On Thu, Jul 3, 2014 at 7:34 PM, Kyotaro HORIGUCHI
<horiguchi(dot)kyotaro(at)lab(dot)ntt(dot)co(dot)jp> wrote:
> ===== bufcapt.c:
>
> - buffer_capture_remember() or so.
>
> Pages for unlogged tables are avoided to be written taking
> advantage that the lsn for such pages stays 0/0. I'd like to see
> a comment mentioning for, say, buffer_capture_is_changed? or
> buffer_capture_forget or somewhere.
Yes, it is worth mentioning and a comment in bufcapt.h seems enough.
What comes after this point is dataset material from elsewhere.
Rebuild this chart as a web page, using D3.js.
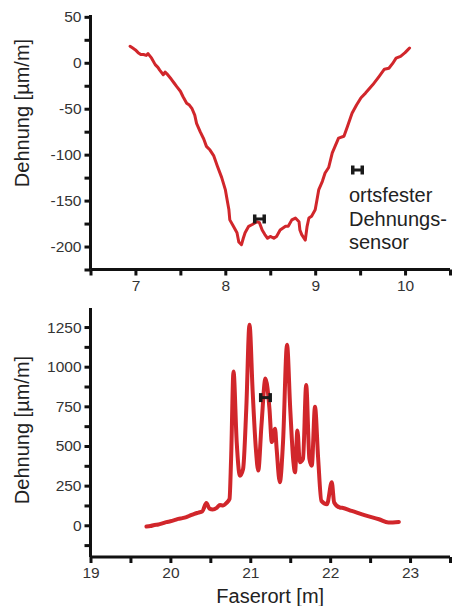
<html>
  <head>
    <meta charset="utf-8">
    <script src="https://d3js.org/d3.v7.min.js"></script>
    <style>
      body { margin: 0; background: white; }
      text { font-family: "Liberation Sans", Arial, Helvetica, sans-serif; fill: #222; }
      .axis path, .axis line { stroke: #111; stroke-width: 3; }
      .axis text { font-size: 15.5px; fill: #333; }
      .curve { fill: none; stroke: #d1262b; stroke-linejoin: round; stroke-linecap: round; }
    </style>
  </head>
  <body>
    <svg id="chart" width="464" height="606"></svg>
    <script>
      // top panel: Faserort [m] vs Dehnung [µm/m]
      var topPos = [6.94, 6.97, 7.00, 7.03, 7.06, 7.09, 7.12, 7.14, 7.18, 7.22, 7.25, 7.27, 7.31, 7.33, 7.35,
        7.40, 7.43, 7.46, 7.50, 7.53, 7.57, 7.60, 7.63, 7.66, 7.68, 7.72, 7.76, 7.79, 7.83, 7.87, 7.91,
        7.96, 8.00, 8.02, 8.04, 8.05, 8.09, 8.13, 8.15, 8.18, 8.20, 8.22, 8.26, 8.30, 8.35, 8.38, 8.41,
        8.44, 8.47, 8.50, 8.54, 8.57, 8.61, 8.67, 8.70, 8.74, 8.78, 8.82, 8.83, 8.85, 8.89, 8.91, 8.93,
        8.96, 9.00, 9.02, 9.04, 9.08, 9.11, 9.15, 9.19, 9.26, 9.32, 9.36, 9.41, 9.46, 9.51, 9.56, 9.64,
        9.71, 9.77, 9.82, 9.86, 9.90, 9.95, 10.00, 10.03, 10.05];
      var topStrain = [18, 16, 14, 11, 9, 9, 8, 10, 5, -2, -5, -8, -13, -10, -12,
        -18, -22, -26, -31, -37, -44, -46, -50, -57, -66, -75, -83, -91, -95, -101, -112,
        -125, -138, -149, -160, -171, -178, -185, -195, -198, -191, -185, -178, -176, -173, -174, -182,
        -187, -191, -189, -191, -189, -182, -178, -178, -171, -169, -173, -182, -187, -193, -178, -169,
        -167, -160, -149, -138, -129, -120, -114, -98, -82, -80, -69, -55, -46, -38, -33, -24,
        -15, -7, -6, -1, 5, 7, 11, 14, 16];

      // bottom panel
      var botPos = [19.70, 19.75, 19.80, 19.85, 19.90, 19.95, 20.00, 20.05, 20.10, 20.15, 20.20, 20.25,
        20.30, 20.35, 20.40, 20.45, 20.49, 20.53, 20.58, 20.62, 20.66, 20.70, 20.74, 20.76, 20.79,
        20.83, 20.87, 20.91, 20.95, 20.99, 21.03, 21.07, 21.10, 21.14, 21.19, 21.24, 21.27, 21.31,
        21.33, 21.37, 21.41, 21.46, 21.50, 21.54, 21.56, 21.59, 21.62, 21.66, 21.70, 21.74, 21.77,
        21.81, 21.85, 21.89, 21.96, 22.02, 22.05, 22.12, 22.15, 22.27, 22.44, 22.61, 22.73, 22.86];
      var botStrain = [-8, -5, 2, 5, 12, 20, 25, 32, 40, 45, 52, 62,
        72, 80, 88, 140, 105, 100, 110, 128, 125, 140, 165, 420, 970,
        525, 313, 355, 736, 1265, 842, 482, 345, 630, 926, 736, 525, 609,
        482, 271, 525, 1138, 736, 398, 334, 598, 398, 419, 884, 419, 376,
        747, 419, 154, 133, 271, 144, 112, 110, 91, 63, 38, 17, 21];

      // fixed strain sensor positions [pos, strain]
      var sensorTop = [8.38, -170];
      var sensorBot = [21.19, 805];

      var topXTicks = [6.5, 7, 7.5, 8, 8.5, 9, 9.5, 10, 10.5];
      var topYTicks = [-225, -200, -175, -150, -125, -100, -75, -50, -25, 0, 25, 50];
      var botXTicks = [19, 19.5, 20, 20.5, 21, 21.5, 22, 22.5, 23, 23.5];
      var botYTicks = [-125, 0, 125, 250, 375, 500, 625, 750, 875, 1000, 1125, 1250];

      var yTitle = 'Dehnung [µm/m]';
      var xTitle = 'Faserort [m]';
      var legendLines = ['ortsfester', 'Dehnungs-', 'sensor'];

      var svg = d3.select('#chart');
      var left = 90.5, right = 450;

      function sensor(g, cx, cy) {
        var s = g.append('g').attr('transform', 'translate(' + cx + ',' + cy + ')');
        s.append('rect').attr('x', -6.5).attr('y', -4.5).attr('width', 3.5).attr('height', 9).attr('fill', '#1a1a1a');
        s.append('rect').attr('x', 3).attr('y', -4.5).attr('width', 3.5).attr('height', 9).attr('fill', '#1a1a1a');
        s.append('rect').attr('x', -4).attr('y', -1.5).attr('width', 8).attr('height', 3).attr('fill', '#1a1a1a');
      }

      function panel(cfg) {
        var x = d3.scaleLinear().domain(cfg.xDomain).range([left, right]);
        var y = d3.scaleLinear().domain(cfg.yDomain).range([cfg.bottom, cfg.top]);

        var xAxis = d3.axisBottom(x).tickValues(cfg.xTicks).tickSize(6).tickPadding(4)
          .tickFormat(function(d) { return d % 1 === 0 ? d : ''; });
        svg.append('g').attr('class', 'axis').attr('transform', 'translate(0,' + cfg.bottom + ')')
          .call(xAxis)
          .call(function(g) { g.select('.domain').attr('d', 'M' + left + ',0H' + right); });

        var yAxis = d3.axisLeft(y).tickValues(cfg.yTicks).tickSize(6).tickPadding(3)
          .tickFormat(function(d) { return d % cfg.yLabelStep === 0 ? d : ''; });
        svg.append('g').attr('class', 'axis').attr('transform', 'translate(' + left + ',0)')
          .call(yAxis)
          .call(function(g) { g.select('.domain').attr('d', 'M0,' + cfg.top + 'V' + cfg.bottom); });

        var pts = cfg.pos.map(function(p, i) { return [p, cfg.strain[i]]; });
        var line = d3.line()
          .x(function(d) { return x(d[0]); })
          .y(function(d) { return y(d[1]); })
          .curve(cfg.curve);
        svg.append('path').attr('class', 'curve').attr('stroke-width', cfg.width).attr('d', line(pts));

        sensor(svg, x(cfg.sensor[0]), y(cfg.sensor[1]));

        svg.append('text')
          .attr('transform', 'translate(29,' + cfg.titleY + ') rotate(-90)')
          .attr('text-anchor', 'middle')
          .style('font-size', '20px')
          .text(yTitle);
        return { x: x, y: y };
      }

      panel({
        xDomain: [6.5, 10.5], yDomain: [-225, 52], top: 15, bottom: 269.5,
        xTicks: topXTicks, yTicks: topYTicks, yLabelStep: 50,
        pos: topPos, strain: topStrain, sensor: sensorTop,
        curve: d3.curveLinear, width: 3, titleY: 113
      });

      panel({
        xDomain: [19, 23.5], yDomain: [-200, 1370], top: 308, bottom: 557,
        xTicks: botXTicks, yTicks: botYTicks, yLabelStep: 250,
        pos: botPos, strain: botStrain, sensor: sensorBot,
        curve: d3.curveMonotoneX, width: 4, titleY: 430
      });

      svg.append('text')
        .attr('x', (left + right) / 2).attr('y', 603)
        .attr('text-anchor', 'middle')
        .style('font-size', '20px')
        .text(xTitle);

      // legend
      sensor(svg, 357.5, 170);
      svg.selectAll('.legend-line').data(legendLines).enter().append('text')
        .attr('class', 'legend-line')
        .attr('x', 349).attr('y', function(d, i) { return 202 + i * 23.5; })
        .style('font-size', '20px')
        .text(function(d) { return d; });
    </script>
  </body>
</html>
> - buffer_capture_forget()
>
> However this error is likely not to occur, in the error message
> "could not find image...", the buffer id seems to bring no
> information. LSN, or quadraplet of LSN, rnode, forknum and
> blockno seems to be more informative.
Yesh, this seems informative.

> - buffer_capture_is_changed()
>
> The name for the function seems to be misleading. What this
> function does is comparing LSNs between stored page image and
> current page. lsn_is_changed(BufferImage) or something like
> would be clearer.
Hm, yes. This name looks better fine as it remains static within bufcapt.c.

> ====== bufmgr.c:
>
> - ConditionalLockBuffer()
>
> Sorry for a trivial comment, but the variable 'res' conceales
> the meaning. "acquired" seems to be more preferable, isn't it?
Fixed.

> - LockBuffer()
>
> There is a 'XXX' comment. The discussion written there seems to
> be right, for me. If you mind that peeking into there is a bad
> behavior, adding a macro into lwlock.h would help:p
>
> lwlock.h: #define LWLockHoldedExclusive(l) ((l)->exclusive > 0)
> lwlock.h: #define LWLockHoldedShared(l) ((l)->shared > 0)
I don't think that there is much to gain with such macros as of now
LWLock->exclusive is only used in the code this patch introduces.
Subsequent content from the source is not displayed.